The role of leader is the only one the Dragon wants, the better from which to give orders and be king of the hill. They make solid leaders, too, knowing instinctively what needs to be done to stay on top. Crossing the Dragon is never a good idea -- this beast can singe! A valuable life lesson for this clever creature would be to absorb the principles of flexibility, compassion and tolerance. Being high and mighty can serve to inspire others, but it also keeps Dragons from living their lives to the fullest. If Dragons can learn to balance their quest for success with an appreciation for the little things, their life will be more than worthwhile.
From here.

Supposedly, dragons are compatible with rats and monkeys, but should avoid oxen, rabbits, dogs and other dragons. You dragons out there are in very good company (surprise surprise). Famous dragons include Joan of Arc, Julius Caesar, Abe Lincoln, Martin Luther King, Jr., Charles Darwin, Pelé, Ronaldo, Bruce Lee, Sandra Bullock, Keanu Reeves, Reese Witherspoon and a gaggle of Lord of the Rings folks (Dominic Monaghan, Orlando Bloom and Andy Serkis).
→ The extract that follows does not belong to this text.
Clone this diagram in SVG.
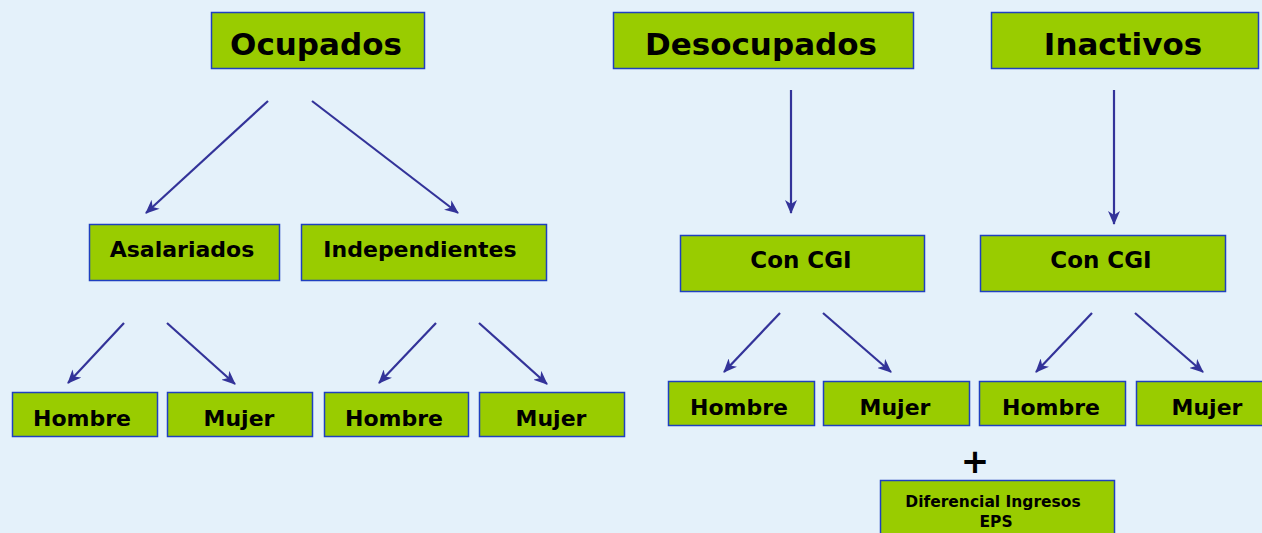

cshinpark@hotmail.com said...

Have you checked out chinesefortunecalender.com??? It's fun and light. But seriously, I've been intrigued by this stuff for years...yes, you have a "believer-follower" over here. Interestingly, Mr. Octopus is covering the other side of the science spectrum.
Happy New Year! Carol

Anonymous said...

I am a Dragon and everything written here holds true for me. Spooky. But how can I be the same person as everyone in my college class?